Marlin was a victim of rape at the age of 12. In Honduras, Marlin was at church with her grandmother when she had to use the bathroom. 

She asked her grandmother to take her to the bathroom but her grandmother told Marlin not to bother her. 

So, Marlin being so young, went on her own. She was walking to the outdoor bathroom when suddenly she was grabbed from behind by two men. 

She was then left in the bathroom on the floor. After cleaning herself up, she fixed her hair, and walked back into church without telling a soul.

Tears filled the eyes of the audience as everyone listened to the story being told. The story of Marlin continues throughout the documentary as it fades in and out with the theater company. When Marlin isn’t telling her story, the theater company APTP goes over their play of Marlin’s story. The play, so full of heavy emotions, becomes everything for these children. 

Nancy Kelly had the opportunity to fly from California to Chicago many times to film this documentary over the years.

“Every time I walked up those stairs to the theater company, I would be so excited because I loved those kids and as a documentary film maker, you’re not supposed to fall in love with your subjects,” said Kelly. “It gets you into all kinds of trouble. But, I couldn’t help it.”

Marlin shares many other terrifying memories with the audience. One being that Marlin was the victim of sexual assault by her own blood in her later years. 

Her only brother had repeatedly raped her as a teenager when they finally came over to the United States of America.

The crowd became so engaged in the documentary that they were silent. One could literally hear a pin drop. 

There were gasps and awes throughout the movie. It was definitely that type of movie that is very relatable, especially because it is a true story.

At the end of the documentary, the play is finished and everybody is so thrilled to see their ending result. Marlin and the many other young adults were saved by this theater company APTP.

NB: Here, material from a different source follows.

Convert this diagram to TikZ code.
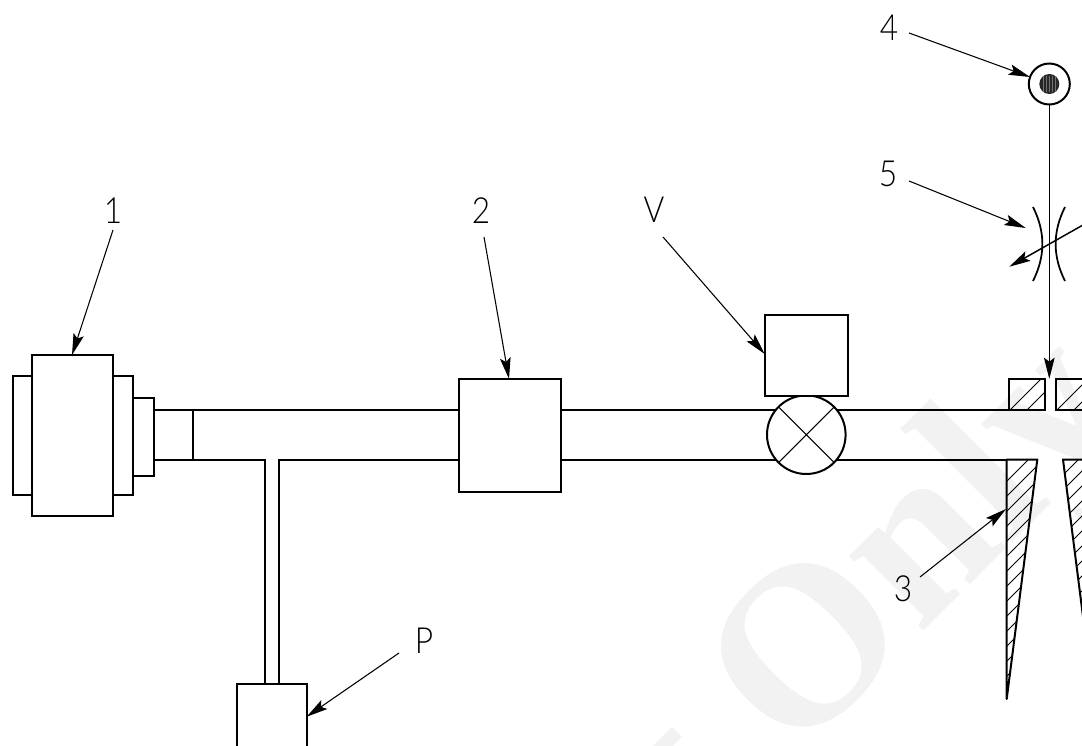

Not only did this theater company help the young adults find their way and feed them, but APTP also assisted the children with college. The children were assisted in filling out their college applications and found their way with a scholarship.

“It’s amazing how many of the kids who were in the theater company when we were filming and when Marlin told her story, are now in college,” said Kelly.

The directors hope that this film makes it to every college and many high schools. It truly shows what happens in the world.

The documentary film, “Trust: Second Acts in Young Lives,” is highly recommended especially if one would like to find out the rest of Marlin’s story.